All of these facilities were to be able to withstand up to magnitude 9.0 earthquakes. The president of the controlling Avesta Group of Companies, Ibrahim Ibrahimov, reportedly had the original idea quickly while flying between Baku and Dubai. He told reporters that American, Turkish, Arab, and Chinese investors had shown interest in the project, which he described as being like a "new Venice".

== Construction ==

Construction on Khazar Islands began in March 2011, and substantial building works were achieved during Azerbaijan's economic boom. In August 2014, the main beach area was opened with a fanfare with many skyscraper buildings already part constructed. However, the project's gigantic scale and overly ambitious design became more obvious in 2015 as the oil price crashed. Between May 12 and May 27, 2015, Ibrahimov was temporarily arrested due to his company's inability to start repayment of his/Avesta's debt to the International Bank of Azerbaijan, a debt then reckoned to be around US$57 million. After Ibrahimov's release, company statements later insisted that the project was still scheduled to be completed between 2020 and 2025 with investors from China cited as keen to fill the funding gap.
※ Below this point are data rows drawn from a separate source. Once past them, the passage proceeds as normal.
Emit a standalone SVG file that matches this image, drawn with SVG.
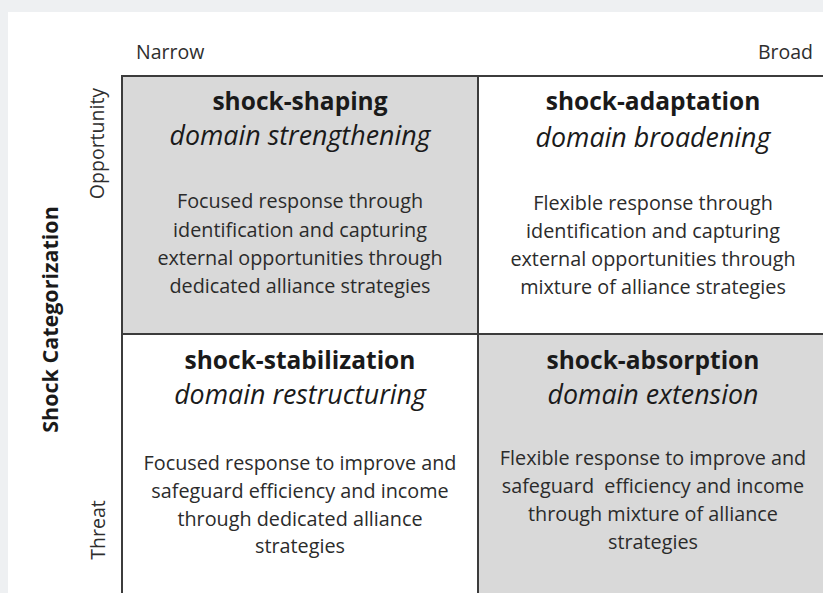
<svg xmlns="http://www.w3.org/2000/svg" width="823" height="593" viewBox="0 0 823 593">
<style>
text{font-family:"Open Sans","Noto Sans","Liberation Sans",sans-serif}
.title{font-size:24.5px;font-weight:bold;fill:#1a1a1a;text-anchor:middle}
.sub{font-size:26.8px;font-style:italic;fill:#1a1a1a;text-anchor:middle}
.body{font-size:19.8px;fill:#2b2b2b;text-anchor:middle}
.axis{font-size:19.5px;fill:#2e2e2e}
.cat{font-size:21.5px;font-weight:bold;fill:#1a1a1a;text-anchor:middle}
.grid{stroke:#3c3c3c;stroke-width:2;fill:none}
.shade{fill:#d9d9d9}
</style>
<rect x="0" y="0" width="823" height="593" fill="#eef0f2"/>
<rect x="8" y="12" width="815" height="581" fill="#ffffff"/>

<g id="axis-labels">
<text class="axis" x="136" y="59">Narrow</text>
<text class="axis" x="813" y="59" text-anchor="end">Broad</text>
<text class="axis" text-anchor="middle" transform="translate(104,143.5) rotate(-90)">Opportunity</text>
<text class="axis" text-anchor="middle" transform="translate(105,530) rotate(-90)">Threat</text>
<text class="cat" transform="translate(57.5,319.5) rotate(-90)">Shock Categorization</text>
</g>

<g id="shock-shaping">
<rect class="shade" x="122" y="76" width="356" height="258"/>
<text class="title" x="300" y="110">shock-shaping</text>
<text class="sub" x="300" y="145">domain strengthening</text>
<text class="body" x="300" y="208">Focused response through</text>
<text class="body" x="300" y="236.5">identification and capturing</text>
<text class="body" x="300" y="265">external opportunities through</text>
<text class="body" x="300" y="293">dedicated alliance strategies</text>
</g>

<g id="shock-adaptation">
<text class="title" x="653" y="110">shock-adaptation</text>
<text class="sub" x="653" y="147">domain broadening</text>
<text class="body" x="653" y="210">Flexible response through</text>
<text class="body" x="653" y="238">identification and capturing</text>
<text class="body" x="653" y="266">external opportunities through</text>
<text class="body" x="653" y="293.5">mixture of alliance strategies</text>
</g>

<g id="shock-stabilization">
<text class="title" x="300" y="369">shock-stabilization</text>
<text class="sub" x="300" y="404">domain restructuring</text>
<text class="body" x="300" y="470">Focused response to improve and</text>
<text class="body" x="300" y="498">safeguard efficiency and income</text>
<text class="body" x="300" y="525.5">through dedicated alliance</text>
<text class="body" x="300" y="553">strategies</text>
</g>

<g id="shock-absorption">
<rect class="shade" x="478" y="334" width="345" height="259"/>
<text class="title" x="653" y="369">shock-absorption</text>
<text class="sub" x="653" y="404">domain extension</text>
<text class="body" x="653" y="465">Flexible response to improve and</text>
<text class="body" x="653" y="493" xml:space="preserve">safeguard  efficiency and income</text>
<text class="body" x="653" y="521">through mixture of alliance</text>
<text class="body" x="653" y="548.5">strategies</text>
</g>

<g id="connectors">
<line class="grid" x1="121" y1="76" x2="823" y2="76"/>
<line class="grid" x1="122" y1="75" x2="122" y2="593"/>
<line class="grid" x1="478" y1="76" x2="478" y2="593"/>
<line class="grid" x1="122" y1="334" x2="823" y2="334"/>
</g>
</svg>
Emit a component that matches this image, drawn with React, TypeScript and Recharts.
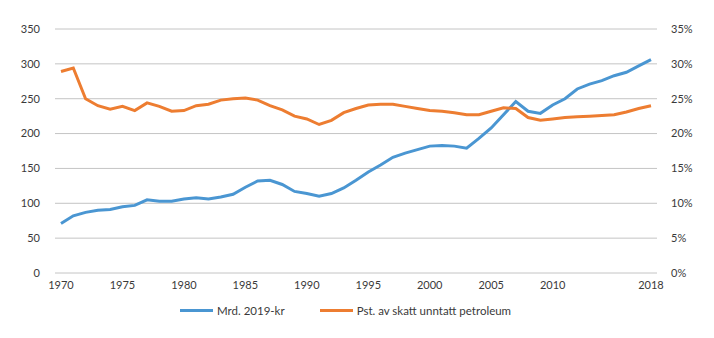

In an April 2017 interview, Ibrahimov insisted that long-delayed works would finally restart later that year. In October 2017 Ibrahimov was reported to have restarted his work with Avesta and declared that he would not leave Azerbaijan but raised doubts as to the continuation of the Khazar Islands project. The Khazar Islands are scheduled to be finished between 2020 and 2025. Considering the scope of the project, some specialists think it will be completed only after 2030. As of , there is no sign of any construction resuming.